E no entanto, sei de escolas onde nada - ou pouco - do que diz acontece. E os pais participam activamente. E, se é certo que há reuniões, elas não são em catadupa nem existem só para se dizer ámen. Existem por necessidade de resolver questões. O perfil das lideranças é, em meu entender, determinante no caminho que a escola tem de fazer conjuntamente com pais e comunidade.E quase me parece que os professores já entram velhos na escola. O Projecto Educativo de Escola devia deixar-se de conversa da treta e levantar problemas a resolver durante três anos, envolver todos nessa resolução e ir em frente. Não é assim que a escola trabalha. A escola faz o projecto e, na sua maioria, encaixa depois os pais onde decide. Ora, não é assim que se consegue envolver a comunidade dos pais e EE. Lutamos por alguma coisa se a sentimos nossa. Falta o sentimento de pertença.
Não, não é assim. Na escola pública, os pais e encarregados de educação não só podem como devem exercer os seus direitos, mas também cumprir com os seus deveres, no espaço que lhes compete. O problema é que muitos não vão à escola quando devem e aqueles que se apresentam nem sempre sabem como se organizar, intervir e se fazer representar democraticamente nos órgãos próprios da instituição.

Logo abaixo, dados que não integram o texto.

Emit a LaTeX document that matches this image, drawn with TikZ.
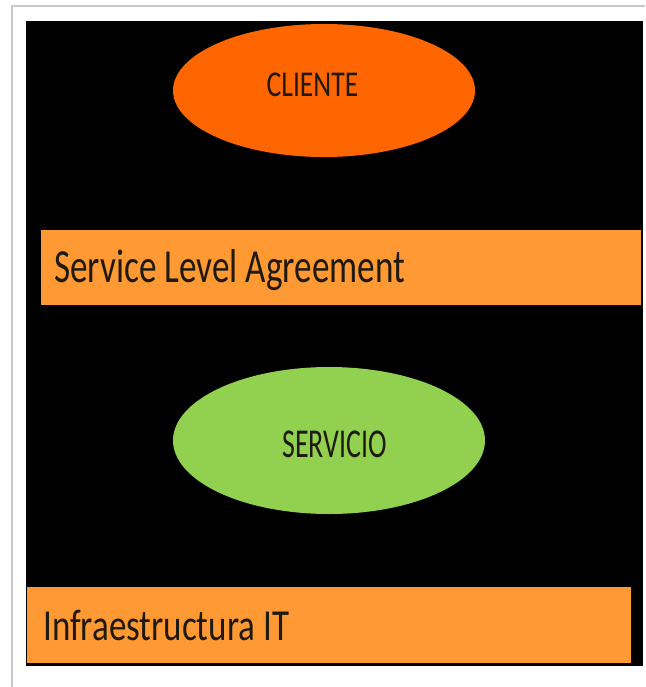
\documentclass[tikz,border=0pt]{standalone}
\usepackage{fontspec}
\usepackage{graphicx}
\setmainfont{Carlito}
\usetikzlibrary{shapes.geometric}
\definecolor{frameGray}{HTML}{C8C8C8}
\definecolor{clientOrange}{HTML}{FF6600}
\definecolor{barOrange}{HTML}{FF9933}
\definecolor{serviceGreen}{HTML}{92D050}
\definecolor{inkDark}{HTML}{1E1A10}
\tikzset{
  oval/.style={ellipse, draw=none, inner sep=0pt},
  bar/.style={rectangle, draw=none, inner sep=0pt, anchor=north west},
  label text/.style={inner sep=0pt, text=inkDark},
}
\begin{document}
\begin{tikzpicture}[x=1pt, y=-1pt]
  \useasboundingbox (0,0) rectangle (645,687);
  \fill[white] (0,0) rectangle (645,687);
  % thin grey page frame
  \draw[frameGray, line width=2pt] (12,687) -- (12,6) -- (645,6);
  % black panel
  \fill[black] (26,21) rectangle (643,666);

  % client ellipse
  \node[oval, fill=clientOrange, minimum width=302pt, minimum height=133pt] (cliente) at (324,90.5) {};
  \node[label text, font=\fontsize{36.4pt}{40pt}\selectfont] (clienteTxt) at (312.5,84.5)
    {\scalebox{0.76}[1]{CLIENTE}};

  % service level agreement bar
  \node[bar, fill=barOrange, minimum width=600pt, minimum height=75pt] (sla) at (41,229.5) {};
  \node[label text, anchor=base west, font=\fontsize{47.5pt}{52pt}\selectfont] (slaTxt) at (54,282)
    {\scalebox{0.74}[1]{Service Level Agreement}};

  % service ellipse
  \node[oval, fill=serviceGreen, minimum width=312pt, minimum height=147pt] (servicio) at (329,440.5) {};
  \node[label text, font=\fontsize{41pt}{45pt}\selectfont] (servicioTxt) at (334.5,444)
    {\scalebox{0.68}[1]{SERVICIO}};

  % infrastructure bar
  \node[bar, fill=barOrange, minimum width=604pt, minimum height=76pt] (infra) at (27,587) {};
  \node[label text, anchor=base west, font=\fontsize{44.3pt}{48pt}\selectfont] (infraTxt) at (43,640)
    {\scalebox{0.79}[1]{Infraestructura IT}};
\end{tikzpicture}
\end{document}
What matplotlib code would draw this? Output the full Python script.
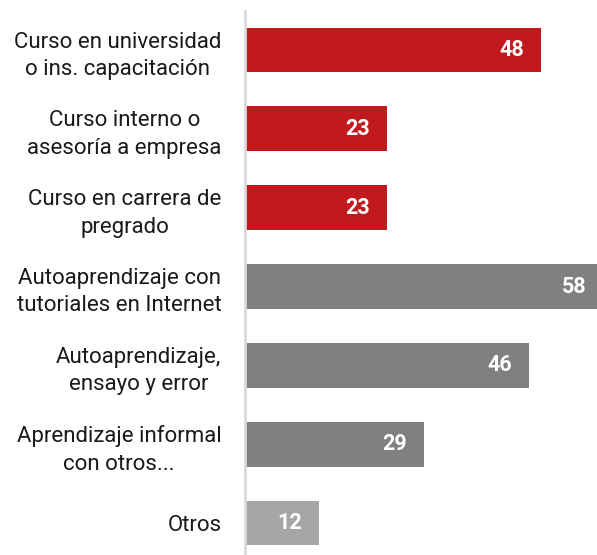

A comunidade educativa é a comunidade escolar mais alargada e está representada no órgão máximo da escola ou agrupamento de escolas, o conselho geral, onde estão representados os pais e encarregados de educação, os docentes, os alunos (no caso das escolas com ensino secundário), os não docentes, a autarquia, associações locais de interesse económico, científico, cultural, artístico, desportivo, etc. Bom, está tudo nos normativos…, assim os queiram consultar. Todos sabemos que não se muda a cultura de uma escola por decreto, são os bons exemplos e as qualidades pessoais e profissionais dos intervenientes que fazem a diferença.
Mas,para melhor se compreender o papel da comunidade educativa no desenvolvimento do projeto educativo de uma escola, o melhor é conhecê-lo, pessoalmente. Fica o convite.